Cameron is also non-verbal autistic and has mobility issues.
But he has now been able to climb up Ben Nevis with mum Carla, 33, and dad Adam, 36.
They climbed the peak carrying Cameron on May 26 to raise funds for research into the condition.
Cameron was carried by Adam and friend and mountain leader Matt Roberts in a special backpack designed to sustain his weight.
Carla said: “It was incredibly emotional and exhausting.
“It was very challenging, even more so for Adam and the toll carrying Cameron took on his body.
“He had to carry him over very steep, rough terrain.
''About halfway through, he swapped with Matt, who carried Cameron the rest of the way.”
As a second stage of the challenge, Matt will be cycling all the way back from Ben Nevis to Bradley Stoke, Gloucestershire.

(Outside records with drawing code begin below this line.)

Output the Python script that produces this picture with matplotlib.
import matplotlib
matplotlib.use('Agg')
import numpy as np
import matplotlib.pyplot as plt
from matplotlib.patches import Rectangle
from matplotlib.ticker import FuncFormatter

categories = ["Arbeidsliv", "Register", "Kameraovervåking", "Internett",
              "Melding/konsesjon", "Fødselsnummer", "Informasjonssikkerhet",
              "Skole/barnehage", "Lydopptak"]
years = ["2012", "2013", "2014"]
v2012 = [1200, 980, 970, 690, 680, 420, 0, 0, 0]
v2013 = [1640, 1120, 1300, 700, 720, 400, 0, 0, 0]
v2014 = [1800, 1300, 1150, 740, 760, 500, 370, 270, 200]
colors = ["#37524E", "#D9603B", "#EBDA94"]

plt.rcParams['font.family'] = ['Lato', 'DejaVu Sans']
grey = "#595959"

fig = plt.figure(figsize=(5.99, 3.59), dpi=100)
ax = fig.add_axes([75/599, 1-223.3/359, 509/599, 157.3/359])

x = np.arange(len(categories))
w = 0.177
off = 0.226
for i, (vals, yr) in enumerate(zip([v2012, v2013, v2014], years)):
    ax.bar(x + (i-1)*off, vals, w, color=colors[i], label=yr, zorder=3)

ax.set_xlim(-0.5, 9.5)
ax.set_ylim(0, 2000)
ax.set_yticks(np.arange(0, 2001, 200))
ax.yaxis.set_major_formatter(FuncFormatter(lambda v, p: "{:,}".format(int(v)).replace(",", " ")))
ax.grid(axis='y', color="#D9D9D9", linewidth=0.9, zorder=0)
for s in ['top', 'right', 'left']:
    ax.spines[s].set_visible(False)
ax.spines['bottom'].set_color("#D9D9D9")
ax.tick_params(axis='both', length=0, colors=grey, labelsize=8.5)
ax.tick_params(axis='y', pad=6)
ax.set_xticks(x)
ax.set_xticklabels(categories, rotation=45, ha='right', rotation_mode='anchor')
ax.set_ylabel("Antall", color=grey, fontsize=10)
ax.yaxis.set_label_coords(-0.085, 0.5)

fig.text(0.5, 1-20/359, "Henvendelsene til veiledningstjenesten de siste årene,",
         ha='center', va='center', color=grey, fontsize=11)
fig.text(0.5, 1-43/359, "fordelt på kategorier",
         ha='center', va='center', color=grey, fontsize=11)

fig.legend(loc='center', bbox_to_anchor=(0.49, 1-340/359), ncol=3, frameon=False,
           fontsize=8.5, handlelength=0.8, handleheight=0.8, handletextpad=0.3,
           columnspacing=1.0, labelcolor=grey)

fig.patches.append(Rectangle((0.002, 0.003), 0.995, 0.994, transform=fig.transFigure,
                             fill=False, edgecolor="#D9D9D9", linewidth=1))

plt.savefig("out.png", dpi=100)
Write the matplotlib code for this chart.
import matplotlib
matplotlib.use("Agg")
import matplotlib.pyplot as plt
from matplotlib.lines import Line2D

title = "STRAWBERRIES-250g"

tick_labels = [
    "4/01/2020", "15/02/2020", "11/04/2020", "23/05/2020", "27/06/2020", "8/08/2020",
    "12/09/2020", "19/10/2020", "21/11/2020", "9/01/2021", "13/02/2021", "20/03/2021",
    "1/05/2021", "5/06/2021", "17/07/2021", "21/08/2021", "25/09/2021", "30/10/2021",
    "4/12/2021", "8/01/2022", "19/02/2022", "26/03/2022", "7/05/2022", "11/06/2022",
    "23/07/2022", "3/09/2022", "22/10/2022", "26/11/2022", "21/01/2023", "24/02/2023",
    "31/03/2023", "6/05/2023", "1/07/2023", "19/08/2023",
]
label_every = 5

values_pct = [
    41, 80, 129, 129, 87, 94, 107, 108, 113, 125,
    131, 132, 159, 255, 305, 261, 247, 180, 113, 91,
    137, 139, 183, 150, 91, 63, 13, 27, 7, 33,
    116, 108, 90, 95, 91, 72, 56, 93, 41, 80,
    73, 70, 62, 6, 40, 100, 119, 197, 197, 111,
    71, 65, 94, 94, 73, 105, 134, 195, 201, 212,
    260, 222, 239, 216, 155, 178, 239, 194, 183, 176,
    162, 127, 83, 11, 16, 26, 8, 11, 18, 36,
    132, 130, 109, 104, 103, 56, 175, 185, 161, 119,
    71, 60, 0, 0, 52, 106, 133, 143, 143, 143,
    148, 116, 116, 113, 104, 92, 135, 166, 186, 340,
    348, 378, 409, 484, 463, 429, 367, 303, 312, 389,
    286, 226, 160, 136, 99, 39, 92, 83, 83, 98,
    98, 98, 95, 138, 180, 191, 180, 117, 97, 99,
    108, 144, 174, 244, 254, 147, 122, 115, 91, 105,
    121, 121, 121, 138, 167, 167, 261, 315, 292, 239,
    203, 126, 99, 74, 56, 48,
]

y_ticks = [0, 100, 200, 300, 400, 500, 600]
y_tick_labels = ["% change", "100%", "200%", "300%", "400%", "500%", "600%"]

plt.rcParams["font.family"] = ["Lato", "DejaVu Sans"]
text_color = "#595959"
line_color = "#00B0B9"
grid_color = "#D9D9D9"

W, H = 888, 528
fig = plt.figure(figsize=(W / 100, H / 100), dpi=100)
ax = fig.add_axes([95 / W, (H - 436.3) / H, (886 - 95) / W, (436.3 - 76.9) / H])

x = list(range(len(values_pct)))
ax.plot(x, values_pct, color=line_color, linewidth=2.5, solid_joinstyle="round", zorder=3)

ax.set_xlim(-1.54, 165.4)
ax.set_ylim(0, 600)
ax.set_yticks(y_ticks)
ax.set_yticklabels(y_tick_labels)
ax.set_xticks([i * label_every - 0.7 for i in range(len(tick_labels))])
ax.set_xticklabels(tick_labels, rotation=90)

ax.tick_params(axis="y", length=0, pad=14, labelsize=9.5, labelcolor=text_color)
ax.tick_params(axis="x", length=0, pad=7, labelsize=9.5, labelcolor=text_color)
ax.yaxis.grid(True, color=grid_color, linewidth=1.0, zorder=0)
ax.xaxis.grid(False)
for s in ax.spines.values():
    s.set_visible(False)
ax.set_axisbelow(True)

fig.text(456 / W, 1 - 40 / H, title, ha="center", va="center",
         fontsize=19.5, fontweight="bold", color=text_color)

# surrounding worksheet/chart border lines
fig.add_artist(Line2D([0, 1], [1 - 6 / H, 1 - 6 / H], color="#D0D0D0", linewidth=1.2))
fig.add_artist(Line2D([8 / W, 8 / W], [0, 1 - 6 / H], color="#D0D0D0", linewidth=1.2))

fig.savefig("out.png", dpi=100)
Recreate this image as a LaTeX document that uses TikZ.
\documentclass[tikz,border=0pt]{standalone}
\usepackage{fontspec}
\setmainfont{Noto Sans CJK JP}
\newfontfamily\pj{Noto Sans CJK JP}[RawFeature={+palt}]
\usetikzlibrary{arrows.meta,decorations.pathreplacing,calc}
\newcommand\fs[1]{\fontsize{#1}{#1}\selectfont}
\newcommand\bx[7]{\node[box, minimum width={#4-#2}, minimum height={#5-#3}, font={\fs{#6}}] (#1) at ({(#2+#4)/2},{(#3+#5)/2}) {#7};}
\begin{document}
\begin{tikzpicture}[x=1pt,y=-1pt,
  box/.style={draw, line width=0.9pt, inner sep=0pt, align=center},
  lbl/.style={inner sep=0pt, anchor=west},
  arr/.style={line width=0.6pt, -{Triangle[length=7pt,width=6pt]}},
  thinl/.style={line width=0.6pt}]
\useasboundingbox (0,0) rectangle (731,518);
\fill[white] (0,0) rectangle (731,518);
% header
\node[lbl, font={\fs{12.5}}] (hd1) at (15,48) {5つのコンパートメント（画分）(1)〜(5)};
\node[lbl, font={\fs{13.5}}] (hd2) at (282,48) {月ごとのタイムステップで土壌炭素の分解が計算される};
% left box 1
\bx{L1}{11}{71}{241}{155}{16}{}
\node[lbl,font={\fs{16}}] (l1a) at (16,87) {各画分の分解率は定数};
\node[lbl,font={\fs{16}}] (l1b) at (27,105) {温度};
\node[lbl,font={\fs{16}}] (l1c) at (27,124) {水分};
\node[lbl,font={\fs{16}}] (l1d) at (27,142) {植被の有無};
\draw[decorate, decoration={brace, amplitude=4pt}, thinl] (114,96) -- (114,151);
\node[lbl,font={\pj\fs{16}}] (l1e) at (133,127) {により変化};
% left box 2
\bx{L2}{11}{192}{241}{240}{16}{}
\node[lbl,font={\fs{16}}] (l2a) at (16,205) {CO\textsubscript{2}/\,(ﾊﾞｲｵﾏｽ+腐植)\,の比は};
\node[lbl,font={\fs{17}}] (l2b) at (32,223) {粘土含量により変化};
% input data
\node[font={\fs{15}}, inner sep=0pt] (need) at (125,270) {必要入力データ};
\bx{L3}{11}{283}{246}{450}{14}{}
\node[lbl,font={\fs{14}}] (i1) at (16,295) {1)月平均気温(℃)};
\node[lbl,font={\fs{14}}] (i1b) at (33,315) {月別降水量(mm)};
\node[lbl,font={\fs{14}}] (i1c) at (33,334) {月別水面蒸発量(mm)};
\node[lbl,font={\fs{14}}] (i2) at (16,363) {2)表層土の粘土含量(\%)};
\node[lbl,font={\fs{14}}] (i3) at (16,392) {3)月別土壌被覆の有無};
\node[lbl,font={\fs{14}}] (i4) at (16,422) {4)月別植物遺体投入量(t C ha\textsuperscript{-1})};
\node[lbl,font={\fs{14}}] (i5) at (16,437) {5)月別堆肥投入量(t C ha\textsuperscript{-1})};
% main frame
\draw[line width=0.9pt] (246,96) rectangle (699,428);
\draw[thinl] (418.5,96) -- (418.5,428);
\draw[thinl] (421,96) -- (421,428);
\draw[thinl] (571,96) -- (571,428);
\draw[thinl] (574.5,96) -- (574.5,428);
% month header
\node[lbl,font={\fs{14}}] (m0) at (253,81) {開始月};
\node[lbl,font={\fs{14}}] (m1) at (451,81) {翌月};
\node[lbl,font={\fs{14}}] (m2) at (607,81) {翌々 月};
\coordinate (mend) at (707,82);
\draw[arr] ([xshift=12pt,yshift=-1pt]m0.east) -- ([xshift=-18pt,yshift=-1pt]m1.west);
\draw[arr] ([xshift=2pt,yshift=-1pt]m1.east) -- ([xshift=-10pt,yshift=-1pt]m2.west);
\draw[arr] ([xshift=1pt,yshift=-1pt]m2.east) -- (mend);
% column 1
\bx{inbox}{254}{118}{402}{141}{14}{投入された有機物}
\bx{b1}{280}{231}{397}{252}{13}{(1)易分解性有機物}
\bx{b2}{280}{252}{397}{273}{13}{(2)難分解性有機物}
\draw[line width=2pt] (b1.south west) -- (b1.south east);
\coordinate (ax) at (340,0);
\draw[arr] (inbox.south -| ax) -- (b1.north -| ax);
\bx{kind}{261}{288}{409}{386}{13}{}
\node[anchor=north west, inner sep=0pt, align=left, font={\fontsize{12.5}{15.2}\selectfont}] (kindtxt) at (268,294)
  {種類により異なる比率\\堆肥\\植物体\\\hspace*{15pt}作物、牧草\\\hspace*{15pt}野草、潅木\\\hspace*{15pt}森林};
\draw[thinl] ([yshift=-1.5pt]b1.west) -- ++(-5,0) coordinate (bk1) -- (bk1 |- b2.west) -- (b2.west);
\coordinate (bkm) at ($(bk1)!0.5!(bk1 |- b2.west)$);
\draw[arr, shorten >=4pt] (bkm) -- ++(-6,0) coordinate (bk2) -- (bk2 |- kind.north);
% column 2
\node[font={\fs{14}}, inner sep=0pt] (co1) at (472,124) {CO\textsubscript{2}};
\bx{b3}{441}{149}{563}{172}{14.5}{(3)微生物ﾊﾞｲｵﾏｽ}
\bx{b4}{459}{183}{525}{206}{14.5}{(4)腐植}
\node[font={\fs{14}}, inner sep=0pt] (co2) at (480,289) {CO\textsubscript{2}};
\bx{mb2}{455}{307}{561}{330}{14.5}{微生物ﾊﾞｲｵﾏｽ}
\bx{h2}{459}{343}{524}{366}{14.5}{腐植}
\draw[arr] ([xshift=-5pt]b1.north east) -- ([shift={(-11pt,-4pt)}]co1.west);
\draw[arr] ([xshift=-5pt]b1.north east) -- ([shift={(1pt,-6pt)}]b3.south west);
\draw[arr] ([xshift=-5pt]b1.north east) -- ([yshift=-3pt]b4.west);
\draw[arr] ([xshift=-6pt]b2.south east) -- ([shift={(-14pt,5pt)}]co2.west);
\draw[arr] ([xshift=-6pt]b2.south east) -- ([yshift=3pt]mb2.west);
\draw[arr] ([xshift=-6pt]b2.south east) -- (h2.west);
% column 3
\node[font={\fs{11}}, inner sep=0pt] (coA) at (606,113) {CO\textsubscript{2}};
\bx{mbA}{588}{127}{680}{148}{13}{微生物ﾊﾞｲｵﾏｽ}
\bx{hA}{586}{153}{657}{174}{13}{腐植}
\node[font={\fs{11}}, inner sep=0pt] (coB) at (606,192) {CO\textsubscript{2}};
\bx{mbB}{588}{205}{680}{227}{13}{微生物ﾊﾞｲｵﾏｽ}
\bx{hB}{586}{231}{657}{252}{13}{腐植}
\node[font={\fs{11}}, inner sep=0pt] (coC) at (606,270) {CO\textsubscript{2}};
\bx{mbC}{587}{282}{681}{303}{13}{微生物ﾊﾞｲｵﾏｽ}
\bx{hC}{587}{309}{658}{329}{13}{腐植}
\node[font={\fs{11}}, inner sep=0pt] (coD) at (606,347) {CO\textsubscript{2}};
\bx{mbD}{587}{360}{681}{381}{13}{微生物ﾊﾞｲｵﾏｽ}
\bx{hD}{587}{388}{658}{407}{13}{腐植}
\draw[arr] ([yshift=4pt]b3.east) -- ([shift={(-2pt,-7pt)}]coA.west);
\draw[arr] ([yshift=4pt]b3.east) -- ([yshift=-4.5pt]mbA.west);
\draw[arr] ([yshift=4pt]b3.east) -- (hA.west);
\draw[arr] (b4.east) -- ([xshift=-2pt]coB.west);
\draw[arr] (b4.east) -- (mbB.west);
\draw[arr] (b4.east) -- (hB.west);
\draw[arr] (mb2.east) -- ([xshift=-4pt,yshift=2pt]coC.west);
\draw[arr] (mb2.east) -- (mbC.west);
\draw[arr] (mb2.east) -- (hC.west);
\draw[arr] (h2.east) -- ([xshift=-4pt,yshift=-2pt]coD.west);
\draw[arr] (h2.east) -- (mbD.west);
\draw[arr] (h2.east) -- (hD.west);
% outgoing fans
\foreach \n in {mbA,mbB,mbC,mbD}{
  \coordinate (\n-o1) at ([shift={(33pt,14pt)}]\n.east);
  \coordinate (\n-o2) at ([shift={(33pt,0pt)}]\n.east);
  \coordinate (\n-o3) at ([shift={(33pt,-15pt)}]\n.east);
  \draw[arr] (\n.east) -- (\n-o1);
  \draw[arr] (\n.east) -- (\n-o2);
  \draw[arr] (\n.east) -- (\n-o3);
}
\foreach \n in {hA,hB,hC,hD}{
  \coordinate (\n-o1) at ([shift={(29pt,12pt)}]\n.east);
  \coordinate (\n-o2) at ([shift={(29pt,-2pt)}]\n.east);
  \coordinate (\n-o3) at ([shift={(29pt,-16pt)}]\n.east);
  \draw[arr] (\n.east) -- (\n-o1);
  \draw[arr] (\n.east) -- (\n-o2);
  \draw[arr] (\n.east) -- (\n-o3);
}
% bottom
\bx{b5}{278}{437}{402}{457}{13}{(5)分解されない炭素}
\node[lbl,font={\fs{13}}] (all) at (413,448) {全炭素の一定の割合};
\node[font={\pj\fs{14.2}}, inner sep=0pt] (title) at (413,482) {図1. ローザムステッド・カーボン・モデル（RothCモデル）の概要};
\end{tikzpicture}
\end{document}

Cameron made it up three-quarters of the way up the mountain but had to stop because of bad weather and snow.
A ‘Cameron doll’ was placed at the top in his honour.
Carla said. “Adam then had the difficult task of getting Cameron safe back down.
“I had a knitted doll designed to look like my son - and I placed it at the top and left it there.
“Even though Cameron didn’t make it to the top, it was an amazing journey and he made it so far.”
In total, it took the family five hours to reach the summit.
Carla and Adam hope to raise £10,000 for the Norrie Foundation - a charity based at Great Ormond Street conducting research into hearing loss.
“We desperately want that research to continue - and without funds, it will be halted,” she said.